> Data segment
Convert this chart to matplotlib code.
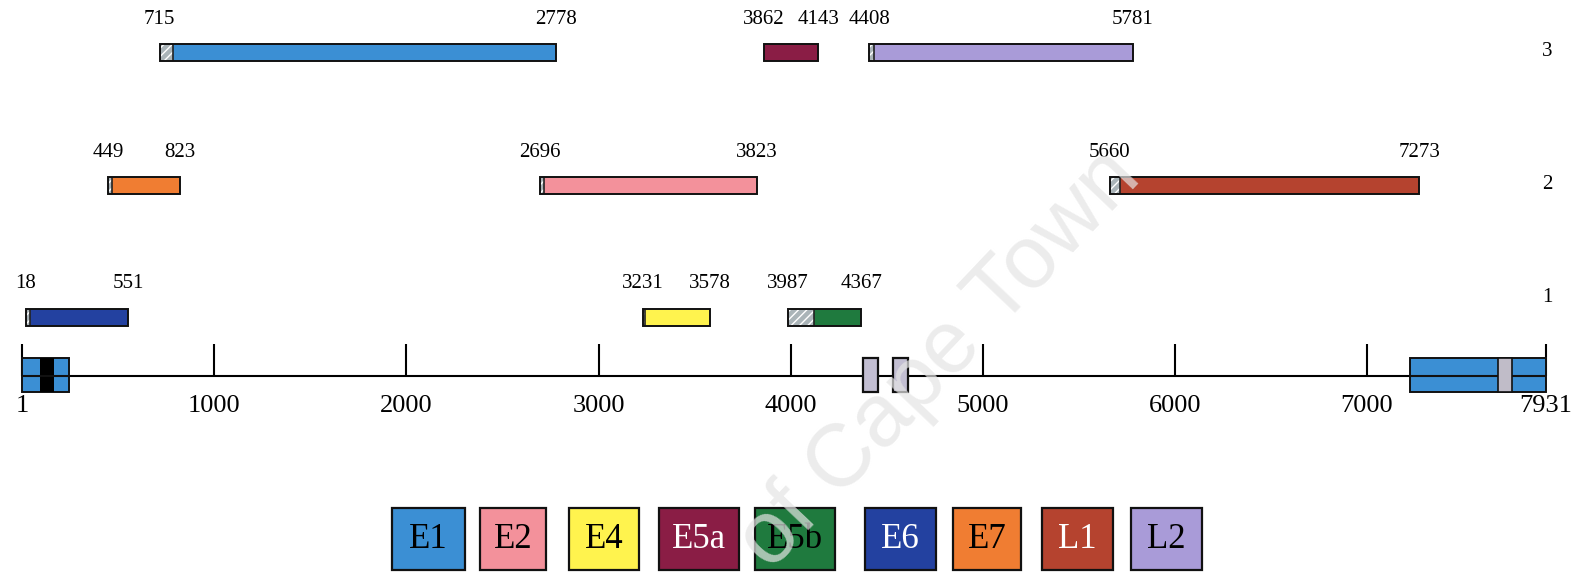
import matplotlib
matplotlib.use("Agg")
import matplotlib.pyplot as plt
from matplotlib.patches import Rectangle

# open reading frames of the genome
genes = ['E1', 'E2', 'E4', 'E5a', 'E5b', 'E6', 'E7', 'L1', 'L2']
starts = [715, 2696, 3231, 3862, 3987, 18, 449, 5660, 4408]
ends = [2778, 3823, 3578, 4143, 4367, 551, 823, 7273, 5781]
frames = [3, 2, 1, 3, 1, 1, 2, 2, 3]
lead_in = [68, 20, 12, 0, 135, 20, 20, 52, 26]   # hatched overlap at the 5' end
colors = ['#3b8fd4', '#f3919b', '#fff34e', '#8a1d45', '#1f7a3e',
          '#2341a0', '#f07d32', '#b5432f', '#a99bd8']
text_colors = ['black', 'black', 'black', 'white', 'black',
               'white', 'black', 'white', 'black']

genome_len = 7931
tick_vals = [1, 1000, 2000, 3000, 4000, 5000, 6000, 7000, genome_len]

# features drawn on the genome line
lcr_left = (1, 244)
lcr_left_core = (93, 166)
lcr_right = (7224, genome_len)
lcr_right_core = (7682, 7755)
small_boxes = [(4377, 4455), (4533, 4611)]

plt.rcParams['hatch.linewidth'] = 1.0
serif = 'Liberation Serif'

fig = plt.figure(figsize=(15.85, 5.72), dpi=100)
ax = fig.add_axes([0, 0, 1, 1])
ax.set_xlim(-115.6, 8135)
ax.set_ylim(572, 0)
ax.axis('off')

row_y = {3: 52.5, 2: 185.5, 1: 317}
bar_h = 17

for g, s, e, f, li, c in zip(genes, starts, ends, frames, lead_in, colors):
    y = row_y[f]
    ax.add_patch(Rectangle((s, y - bar_h / 2), e - s, bar_h, facecolor=c,
                           edgecolor='none', zorder=2))
    if li > 0:
        ax.add_patch(Rectangle((s, y - bar_h / 2), li, bar_h, facecolor='#aab4b8',
                               edgecolor='white', hatch='////', linewidth=0, zorder=3))
        ax.vlines(s + li, y - bar_h / 2, y + bar_h / 2, color='#222222', lw=1.2, zorder=4)
    ax.add_patch(Rectangle((s, y - bar_h / 2), e - s, bar_h, facecolor='none',
                           edgecolor='#111111', linewidth=1.4, zorder=5))
    ax.text(s, y - 33, str(s), ha='center', va='center', fontsize=15, family=serif)
    ax.text(e, y - 33, str(e), ha='center', va='center', fontsize=15, family=serif)

for f, y in row_y.items():
    ax.text(7937, y - 1 if f != 1 else y - 19, str(f), ha='center', va='center',
            fontsize=15, family=serif)

# genome line with ticks
line_y = 376
ax.hlines(line_y, 1, genome_len, color='black', lw=1.5, zorder=1)
ax.vlines(tick_vals, 344, line_y, color='black', lw=1.5, zorder=1)
for t in tick_vals:
    ax.text(t, 406, str(t), ha='center', va='center', fontsize=19, family=serif)

box_top, box_h = 358, 34
ax.add_patch(Rectangle((lcr_left[0], box_top), lcr_left[1] - lcr_left[0], box_h,
                       facecolor='#3b8fd4', edgecolor='#111111', lw=1.4, zorder=2))
ax.add_patch(Rectangle((lcr_left_core[0], box_top), lcr_left_core[1] - lcr_left_core[0],
                       box_h, facecolor='black', edgecolor='none', zorder=3))
ax.hlines(line_y, lcr_left[0], lcr_left[1], color='#111111', lw=1.5, zorder=3)

ax.add_patch(Rectangle((lcr_right[0], box_top), lcr_right[1] - lcr_right[0], box_h,
                       facecolor='#3b8fd4', edgecolor='#111111', lw=1.4, zorder=2))
ax.hlines(line_y, lcr_right[0], lcr_right[1], color='#111111', lw=1.5, zorder=3)
ax.add_patch(Rectangle((lcr_right_core[0], box_top), lcr_right_core[1] - lcr_right_core[0],
                       box_h, facecolor='#c0bcc8', edgecolor='#111111', lw=1.2, zorder=4))

for a, b in small_boxes:
    ax.add_patch(Rectangle((a, box_top), b - a, box_h, facecolor='#c2bed2',
                           edgecolor='#111111', lw=1.6, zorder=2))

# colour key
lg = fig.add_axes([0, 0, 1, 1])
lg.set_xlim(0, 1585)
lg.set_ylim(572, 0)
lg.axis('off')
key_x = [428, 513, 604, 699, 795, 900, 987, 1077, 1166]
key_w = [73, 66, 70, 80, 80, 71, 68, 71, 71]
for g, c, tc, x, w in zip(genes, colors, text_colors, key_x, key_w):
    lg.add_patch(Rectangle((x - w / 2, 508), w, 62, facecolor=c,
                           edgecolor='#111111', lw=1.6))
    lg.text(x, 540, g, ha='center', va='center', fontsize=25, family=serif, color=tc)

fig.text(940 / 1585, 1 - 360 / 572, 'of Cape Town', rotation=46.5, rotation_mode='anchor',
         ha='center', va='center', fontsize=64, family='Liberation Sans',
         color='#e4e4e4', alpha=0.7, zorder=20)

fig.savefig('out.png', dpi=100)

> The request
Write out, word for word, the lines from the start of the data through the one holding "from matplotlib.patches import Rectangle". Omit pictures.

> Answer for this exercise
Convert this chart to matplotlib code.
import matplotlib
matplotlib.use("Agg")
import matplotlib.pyplot as plt
from matplotlib.patches import Rectangle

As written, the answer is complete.